No one else but the gruesome twosome,
George F. Addes and Frankensteen.
Who are the boys who fight for piecework,
To make the worker a machine?
No one else but the gruesome twosome,
George F. Addes and Frankensteen.”
Other verses, some unprintable, added spice to the doggerel.
In the end, the convention endorsed a Reuther resolution opposing piecework and incentive pay and Reuther defeated Frankensteen in a race for first vice-president. Addes narrowly kept his office.
|Frankensteen addresses sit-down strikers at the Murray Body Plant in 1937.
Frankensteen opened his own tool-and-die shop in 1946 but remained active in politics and labor issues. Invited to address the National Association of Broadcasters, he charged that radio had completely ignored its legal obligations to permit unbiased presentation of controversial issues, accusing them of flagrantly and conspicuously favoring employers.

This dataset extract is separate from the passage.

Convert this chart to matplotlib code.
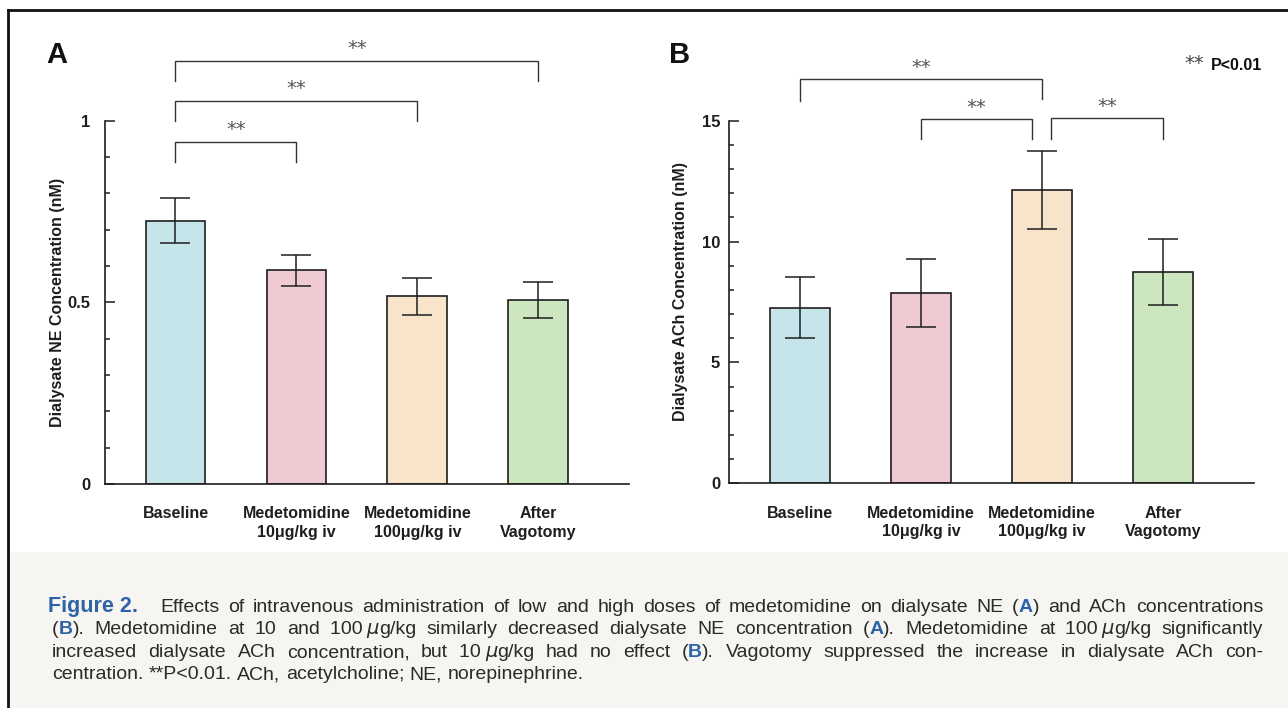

On his relations with Reuther, he told The Detroit News in a 1975 interview that “in my judgement the factionalism never could have ended until Walter Reuther became president of the UAW. He wouldn’t let the fight die,” said Frankensteen. “I don’t say that as crticism of Walter. He was a very capable man who had a seething ambition which would not have ended until he got what he wanted.”
Frankensteen said he wasn’t bitter that the Reuther faction had tarred him and Addes as communists.
“That was politics,” said Frankensteen. “I never had any political ideology.”
In later years Frankensteen became a successful management consultant. In an interview with Detroit News reporter Jack Crellin in 1975, Frankensteen stressed that through the years he had maintained good rapport with his former union associates and had never become anti-union.
“In accepting clients I have never veered from my basic philosophy that I will not accept a client who is out to smash the union or refuses to accept the concept of collective bargaining.”
In 1977, at age 70, Richard Frankensteen died. Local newspapers made little notice of his passing.
|Frankesteen speaks at a June, 1937, meeting called to protest the beatings at the Battle of the Overpass at the Ford Rouge Plant.
(This story was compiled using clip and photo files of The Detroit News.)